Mit großzügiger Unterstützung der BLB und der Museumsfreunde Weserburg

Künstlerinnen und Künstler

Fiona Banner, Beni Bischof, Nina Canell, Marcel van Eeden, Tom Ellis, Guan Xiao, Diango Hernández, David Horvitz, Jonathan Monk, Mario Pfeifer, Peter Piller, Karin Sander, Slavs and Tatars, Michael E. Smith, Simon Starling, Fiete Stolte, Lukas Stopczynski und Haegue Yang.

Neues Ausstellungsformat „Junge Sammlungen“

Mit der Reihe „Junge Sammlungen“ begann die Weserburg 2014 ein neues Ausstellungsformat. Gezeigt werden Kunstwerke aus einer jungen, bislang noch nicht in dieser Form an die Öffentlichkeit getretenen Privatsammlung. Das Museum ermöglicht seinen Besuchern die Teilhabe an ganz aktuellen Tendenzen internationaler Kunst und ihrem komplexen Gegenwartsbezug.
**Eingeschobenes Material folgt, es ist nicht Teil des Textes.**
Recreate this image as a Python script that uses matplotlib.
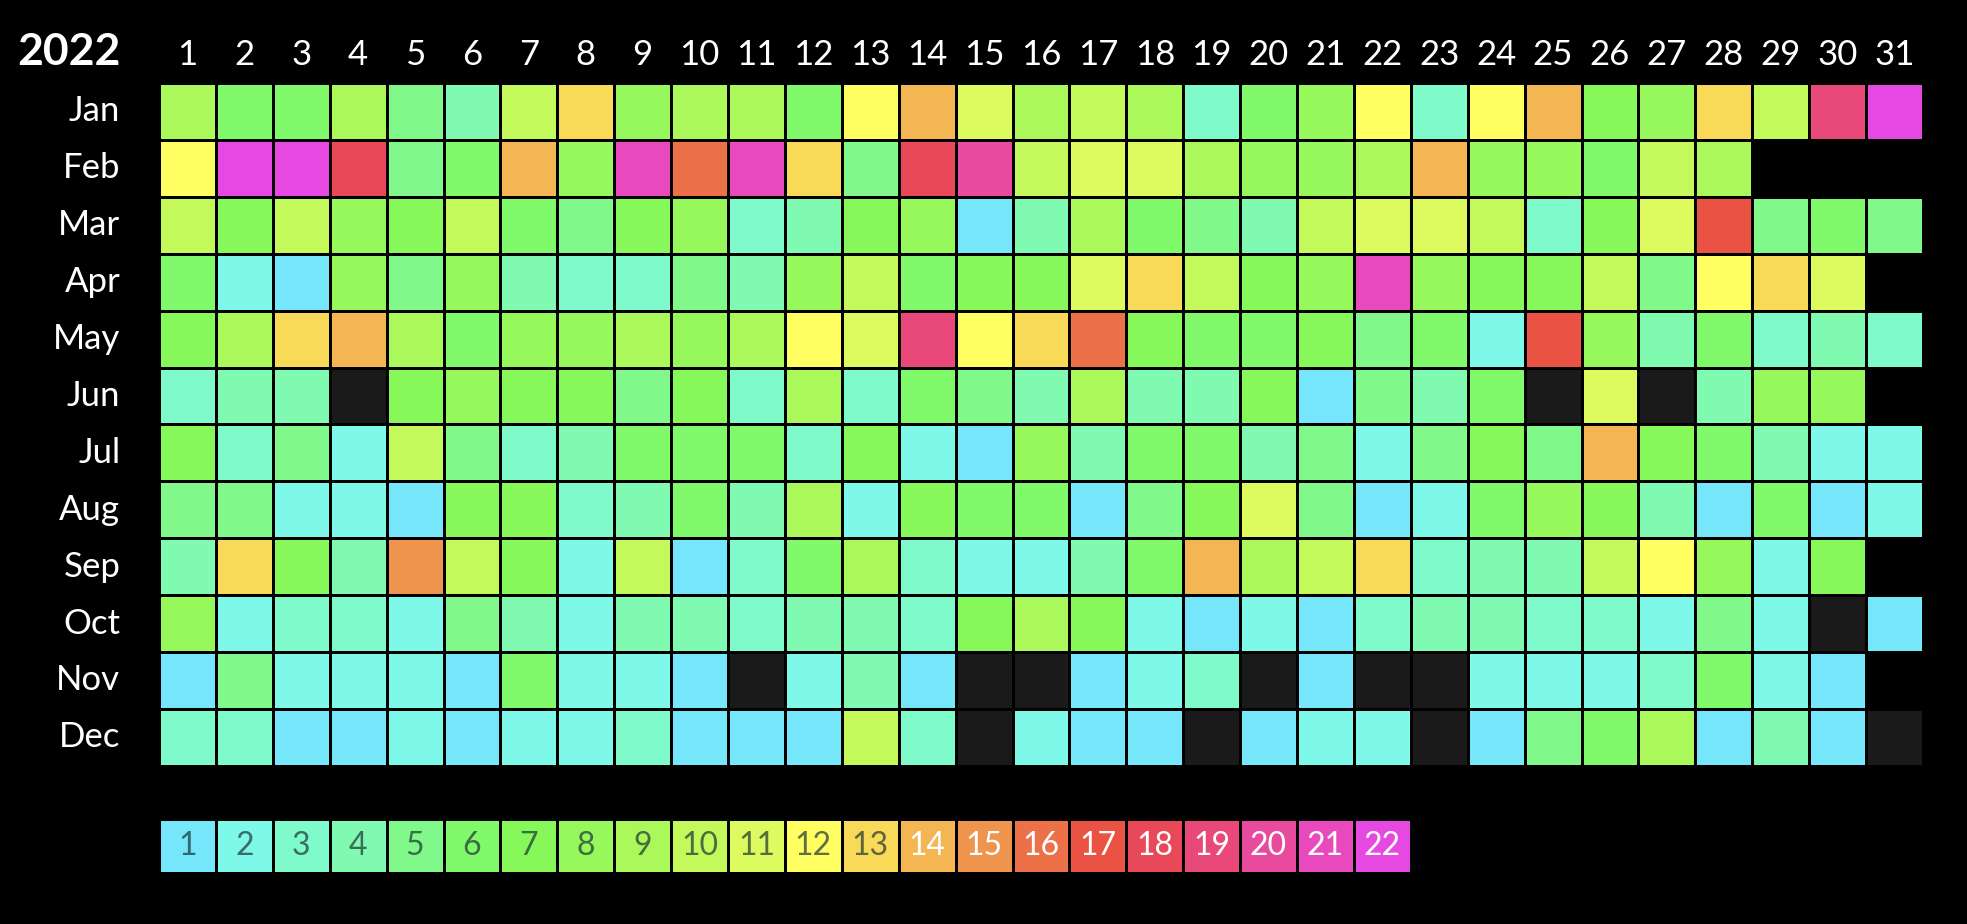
import numpy as np
import matplotlib
matplotlib.use("Agg")
import matplotlib.pyplot as plt
from matplotlib.colors import ListedColormap, BoundaryNorm

plt.rcParams['font.family'] = ['Lato', 'DejaVu Sans']

year = "2022"
months = ['Jan', 'Feb', 'Mar', 'Apr', 'May', 'Jun',
          'Jul', 'Aug', 'Sep', 'Oct', 'Nov', 'Dec']

# daily values, None = no data
jan = [9, 6, 6, 9, 5, 4, 10, 13, 8, 9, 9, 6, 12, 14, 11, 9, 10, 9, 3, 6, 8, 12, 3, 12, 14, 7, 8, 13, 10, 19, 22]
feb = [12, 22, 22, 18, 5, 6, 14, 8, 21, 16, 21, 13, 5, 18, 20, 10, 11, 11, 9, 8, 8, 9, 14, 8, 8, 6, 10, 9]
mar = [10, 7, 10, 8, 7, 10, 6, 5, 7, 8, 3, 4, 7, 8, 1, 4, 9, 6, 5, 4, 10, 11, 11, 10, 3, 7, 11, 17, 5, 6, 5]
apr = [6, 2, 1, 8, 5, 8, 4, 3, 3, 5, 4, 8, 10, 6, 7, 7, 11, 13, 10, 7, 8, 21, 8, 7, 7, 10, 5, 12, 13, 11]
may = [7, 9, 13, 14, 9, 6, 8, 8, 9, 8, 9, 12, 11, 19, 12, 13, 16, 7, 6, 6, 7, 5, 6, 2, 17, 8, 4, 6, 3, 4, 3]
jun = [3, 4, 4, None, 7, 8, 7, 7, 5, 7, 3, 9, 3, 6, 5, 4, 9, 4, 4, 7, 1, 5, 4, 6, None, 11, None, 4, 8, 8]
jul = [7, 3, 5, 2, 10, 5, 3, 4, 6, 6, 6, 3, 7, 2, 1, 8, 4, 6, 6, 4, 5, 2, 5, 7, 5, 14, 7, 6, 4, 2, 2]
aug = [5, 5, 2, 2, 1, 7, 7, 3, 4, 6, 4, 9, 2, 7, 6, 6, 1, 5, 7, 11, 5, 1, 2, 6, 8, 7, 4, 1, 6, 1, 2]
sep = [4, 13, 7, 4, 15, 10, 7, 2, 10, 1, 3, 6, 9, 3, 2, 2, 4, 6, 14, 9, 10, 13, 3, 4, 4, 10, 12, 8, 2, 7]
oct_ = [8, 2, 3, 3, 2, 5, 4, 2, 4, 4, 3, 4, 4, 3, 7, 9, 7, 2, 1, 2, 1, 3, 4, 4, 3, 3, 2, 5, 2, None, 1]
nov = [1, 5, 2, 2, 2, 1, 6, 2, 2, 1, None, 2, 4, 1, None, None, 1, 2, 3, None, 1, None, None, 2, 2, 2, 3, 6, 2, 1]
dec = [3, 3, 1, 1, 2, 1, 2, 2, 3, 1, 1, 1, 10, 3, None, 2, 1, 1, None, 1, 2, 2, None, 1, 5, 6, 9, 1, 4, 1, None]

levels = list(range(1, 23))
colors = ['#76E7FA', '#7EF9E9', '#7FFACB', '#80FAB0', '#80F98A', '#80F96A',
          '#86F85A', '#96F85A', '#AAF85A', '#C4F95C', '#DDFB5E', '#FFFF62',
          '#F8DA58', '#F4B652', '#EE944C', '#EC7048', '#EA5244', '#E84858',
          '#E8487A', '#E84A9E', '#E84ABE', '#E648E2']
missing_color = '#1A1A1A'

all_months = [jan, feb, mar, apr, may, jun, jul, aug, sep, oct_, nov, dec]

# 0 = missing data, nan = day does not exist
grid = np.full((12, 31), np.nan)
for i, m in enumerate(all_months):
    for d, v in enumerate(m):
        grid[i, d] = 0 if v is None else v

cmap = ListedColormap([missing_color] + colors)
cmap.set_bad((0, 0, 0, 0))
norm = BoundaryNorm(np.arange(-0.5, 23.5, 1), cmap.N)

W, H = 1967, 924
fig = plt.figure(figsize=(W / 100, H / 100), dpi=100, facecolor='black')
ax = fig.add_axes([0, 0, 1, 1])
ax.set_facecolor('black')

# pixel layout -> cell units
x0, y0, px = 159, 83, 56.9
ax.set_xlim(-x0 / px, (W - x0) / px)
ax.set_ylim((H - y0) / px, -y0 / px)
ax.axis('off')

ax.pcolormesh(np.arange(32), np.arange(13), np.ma.masked_invalid(grid),
              cmap=cmap, norm=norm, edgecolors='black', linewidth=2)

# day headers
for d in range(31):
    ax.text(d + 0.5, -0.32, str(d + 1), color='white', fontsize=25,
            ha='center', va='baseline')
ax.text(-0.68, -0.32, year, color='white', fontsize=32, fontweight='bold',
        ha='right', va='baseline')

for i, m in enumerate(months):
    ax.text(-0.68, i + 0.5, m, color='white', fontsize=25,
            ha='right', va='center')

# legend row
ly = 12.93
leg = np.array([levels], dtype=float)
ax.pcolormesh(np.arange(23), [ly, ly + 0.96], leg, cmap=cmap, norm=norm,
              edgecolors='black', linewidth=2)
for k, lv in enumerate(levels):
    tc = 'white' if lv >= 14 else (0.1, 0.2, 0.2, 0.7)
    ax.text(k + 0.5, ly + 0.48, str(lv), color=tc, fontsize=23,
            ha='center', va='center')

fig.savefig('out.png', dpi=100, facecolor='black')
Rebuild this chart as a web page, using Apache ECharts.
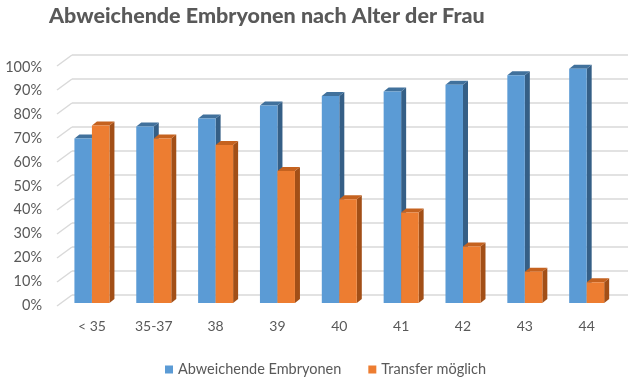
<!DOCTYPE html>
<html><head><meta charset="utf-8">
<script src="https://cdn.jsdelivr.net/npm/echarts@6/dist/echarts.min.js"></script>
<style>html,body{margin:0;padding:0;background:#fff}#c{width:640px;height:385px}</style>
</head><body><div id="c"></div>
<script>
var categories = ['< 35', '35-37', '38', '39', '40', '41', '42', '43', '44'];
var abweichend = [68.3, 73.2, 76.6, 81.9, 85.9, 87.8, 90.6, 94.5, 97.2];
var transfer = [73.6, 68.3, 65.6, 54.8, 43.0, 37.6, 23.4, 13.0, 8.6];
var yTicks = [0, 10, 20, 30, 40, 50, 60, 70, 80, 90, 100];

var BW = 17.5, DX = 5, DY = 4;
function boxRenderer(side, front, top, dark) {
  return function (params, api) {
    var i = api.value(0), v = api.value(1);
    var p = api.coord([i, v]);
    var b = api.coord([i, 0]);
    var x0 = side === 0 ? p[0] - BW : p[0];
    var x1 = x0 + BW;
    var yT = p[1], yB = b[1];
    return {
      type: 'group',
      children: [
        {type: 'polygon', shape: {points: [[x1, yT], [x1 + DX, yT - DY], [x1 + DX, yB - DY], [x1, yB]]}, style: {fill: dark}},
        {type: 'polygon', shape: {points: [[x0, yT], [x0 + DX, yT - DY], [x1 + DX, yT - DY], [x1, yT]]}, style: {fill: top}},
        {type: 'rect', shape: {x: x0, y: yT, width: BW, height: yB - yT}, style: {fill: front}}
      ]
    };
  };
}

var chart = echarts.init(document.getElementById('c'), null, {renderer: 'canvas'});
chart.setOption({
  animation: false,
  title: {text: 'Abweichende Embryonen nach Alter der Frau', left: 44, top: 0,
    textStyle: {fontFamily: 'Lato', fontWeight: 900, fontSize: 21.5, color: '#595959'}},
  legend: {
    data: ['Abweichende Embryonen', 'Transfer möglich'], left: 160, top: 357,
    itemWidth: 8, itemHeight: 8, itemGap: 27, icon: 'rect',
    textStyle: {fontFamily: 'Lato', fontSize: 14.5, color: '#595959'}
  },
  grid: [
    {left: 61, right: 22.4, top: 62, height: 241},
    {left: 46, width: 10, top: 67, height: 238},
    {left: 72, right: 12, top: 55, height: 240}
  ],
  xAxis: [
    {gridIndex: 0, type: 'category', data: categories, boundaryGap: true,
      axisLine: {show: false}, axisTick: {show: false},
      axisLabel: {margin: 16, fontFamily: 'Lato', fontSize: 14, color: '#595959'}},
    {gridIndex: 1, type: 'value', show: false},
    {gridIndex: 2, type: 'value', min: 0, max: 1, show: false}
  ],
  yAxis: [
    {gridIndex: 0, type: 'value', min: 0, max: 100, show: false},
    {gridIndex: 1, type: 'value', min: 0, max: 100, interval: 10,
      axisLine: {show: false}, axisTick: {show: false}, splitLine: {show: false},
      axisLabel: {margin: 4, formatter: '{value}%', fontFamily: 'Lato', fontSize: 14.5, color: '#595959'}},
    {gridIndex: 2, type: 'value', min: 0, max: 100, interval: 10,
      axisLine: {show: false}, axisTick: {show: false}, axisLabel: {show: false},
      splitLine: {show: true, lineStyle: {color: '#d9d9d9', width: 1.5}}}
  ],
  series: [
    {type: 'custom', name: 'grid-diag', xAxisIndex: 2, yAxisIndex: 2, silent: true,
      data: yTicks.map(function (t) { return [0, t]; }),
      renderItem: function (params, api) {
        var p = api.coord([0, api.value(1)]);
        return {type: 'line', shape: {x1: p[0] - 15, y1: p[1] + 11, x2: p[0], y2: p[1]},
          style: {stroke: '#d9d9d9', lineWidth: 1.5}};
      }},
    {type: 'custom', name: 'Abweichende Embryonen', xAxisIndex: 0, yAxisIndex: 0,
      itemStyle: {color: '#5b9bd5'},
      data: abweichend.map(function (v, i) { return [i, v]; }),
      renderItem: boxRenderer(0, '#5b9bd5', '#41719c', '#355f86')},
    {type: 'custom', name: 'Transfer möglich', xAxisIndex: 0, yAxisIndex: 0,
      itemStyle: {color: '#ed7d31'},
      data: transfer.map(function (v, i) { return [i, v]; }),
      renderItem: boxRenderer(1, '#ed7d31', '#c5621f', '#a24f17')}
  ]
});
</script></body></html>
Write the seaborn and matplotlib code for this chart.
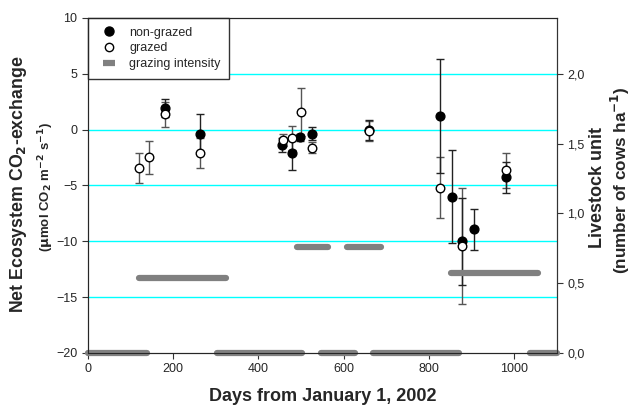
import matplotlib
matplotlib.use("Agg")
import matplotlib.pyplot as plt
from matplotlib.lines import Line2D
from matplotlib.ticker import FuncFormatter
import seaborn as sns
import pandas as pd

# non-grazed (filled circles)
ng_day = [182, 262, 455, 479, 498, 526, 659, 827, 855, 878, 906, 982]
ng_nee = [1.93, -0.37, -1.39, -2.1, -0.7, -0.37, 0.0, 1.24, -6.0, -10.0, -8.95, -4.29]
ng_err = [0.8, 1.8, 0.6, 1.5, 0.3, 0.6, 0.9, 5.1, 4.2, 3.9, 1.8, 1.4]

# grazed (open circles)
g_day = [120, 143, 182, 262, 457, 480, 500, 526, 659, 827, 878, 982]
g_nee = [-3.45, -2.5, 1.36, -2.1, -0.91, -0.73, 1.6, -1.63, -0.13, -5.19, -10.4, -3.66]
g_err = [1.35, 1.5, 1.15, 1.3, 0.55, 1.07, 2.15, 0.5, 0.9, 2.7, 5.2, 1.6]

# grazing intensity periods (livestock units)
gi_start = [0, 120, 304, 490, 547, 608, 669, 851, 1036]
gi_end = [138, 323, 503, 564, 627, 688, 870, 1055, 1100]
gi_level = [0.0, 0.535, 0.0, 0.757, 0.0, 0.757, 0.0, 0.57, 0.0]

sns.set_style("ticks")
plt.rcParams['font.family'] = ['Liberation Sans', 'DejaVu Sans']

fig = plt.figure(figsize=(6.32, 4.07), dpi=100)
ax = fig.add_axes([0.139, 0.133, 0.742, 0.823])

for v in [-15, -10, -5, 0, 5]:
    ax.axhline(v, color="#00ffff", lw=1, zorder=0)

ax.errorbar(g_day, g_nee, yerr=g_err, fmt="none", ecolor="#555555",
            elinewidth=1, capsize=3, capthick=1, zorder=2)
ax.errorbar(ng_day, ng_nee, yerr=ng_err, fmt="none", ecolor="#222222",
            elinewidth=1, capsize=3, capthick=1, zorder=2)

df_ng = pd.DataFrame({"day": ng_day, "nee": ng_nee})
df_g = pd.DataFrame({"day": g_day, "nee": g_nee})
sns.scatterplot(data=df_ng, x="day", y="nee", ax=ax, color="black",
                edgecolor="black", s=40, linewidth=1, zorder=3)
sns.scatterplot(data=df_g, x="day", y="nee", ax=ax, color="white",
                edgecolor="black", s=38, linewidth=1, zorder=4)

ax.set_xlim(0, 1100)
ax.set_ylim(-20, 10)
ax.set_xticks([0, 200, 400, 600, 800, 1000])
ax.set_yticks([-20, -15, -10, -5, 0, 5, 10])
ax.tick_params(labelsize=9, length=4, color="#333333")
ax.set_xlabel("Days from January 1, 2002", fontsize=13, fontweight="bold",
              labelpad=9)
ax.set_ylabel("")
for s in ax.spines.values():
    s.set_color("#333333")

ax2 = ax.twinx()
for x0, x1, lv in zip(gi_start, gi_end, gi_level):
    ax2.plot([x0, x1], [lv, lv], color="#808080", lw=4.5,
             solid_capstyle="round", clip_on=False)
ax2.set_ylim(0, 2.4)
ax2.set_yticks([0, 0.5, 1.0, 1.5, 2.0])
ax2.yaxis.set_major_formatter(FuncFormatter(lambda v, p: f"{v:.1f}".replace(".", ",")))
ax2.tick_params(labelsize=9, length=4, color="#333333")
ax2.spines["right"].set_color("#333333")

fig.text(0.030, 0.548, "Net Ecosystem CO$_\\mathbf{2}$-exchange", rotation=90,
         ha="center", va="center", fontsize=12.8, fontweight="bold")
fig.text(0.073, 0.54, "($\\mathbf{\\mu}$mol CO$_\\mathbf{2}$ m$^\\mathbf{-2}$ s$^\\mathbf{-1}$)",
         rotation=90, ha="center", va="center", fontsize=9.5, fontweight="bold")
fig.text(0.945, 0.54, "Livestock unit", rotation=90,
         ha="center", va="center", fontsize=13, fontweight="bold")
fig.text(0.982, 0.557, "(number of cows ha$^\\mathbf{-1}$)", rotation=90,
         ha="center", va="center", fontsize=12.3, fontweight="bold")

handles = [
    Line2D([], [], marker="o", ls="none", color="black", markersize=6.5),
    Line2D([], [], marker="o", ls="none", markerfacecolor="white",
           markeredgecolor="black", markersize=6),
    Line2D([], [], marker="_", ls="none", color="#808080", markersize=8,
           markeredgewidth=4.5),
]
leg = ax.legend(handles, ["non-grazed", "grazed", "grazing intensity"],
                loc="upper left", bbox_to_anchor=(0, 1), fontsize=9,
                frameon=True, fancybox=False, framealpha=1, edgecolor="#333333",
                handlelength=2.0, borderpad=0.7, labelspacing=0.3,
                handletextpad=0.6, borderaxespad=0)
leg.get_frame().set_linewidth(1)
leg.set_zorder(10)

plt.savefig("out.png", dpi=100)
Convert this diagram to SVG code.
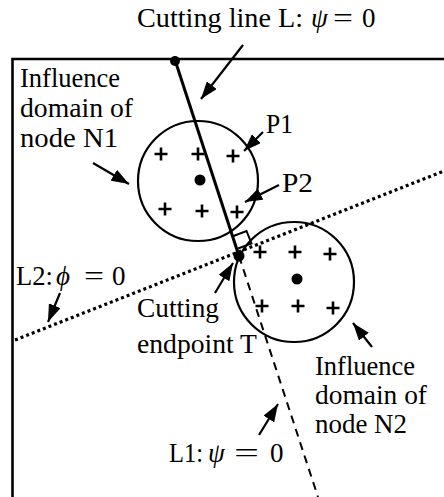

Für die Weserburg garantieren diese im Entstehen begriffenen Sammlungen eine spannende Einsicht in das, was eine jüngere Generation bewegt. Zugleich gibt sie sich als „Sammlermuseum“ ein neues Profil für die Zukunft. Den Auftakt machte 2014 die Hamburger Sammlung Dominic und Cordula Sohst-Brennenstuhl mit der Ausstellung „Junge Sammlungen 01. Nullpunkt aller Orte“, gefolgt von der Sammlung von Kelterborn aus Frankfurt am Main mit „Junge Sammlungen 02. Komm und Sieh“ und dem Berliner Sammler Ivo Wessel mit „Junge Sammlungen 03. Der Raum zwischen den Personen kann die Decke tragen“.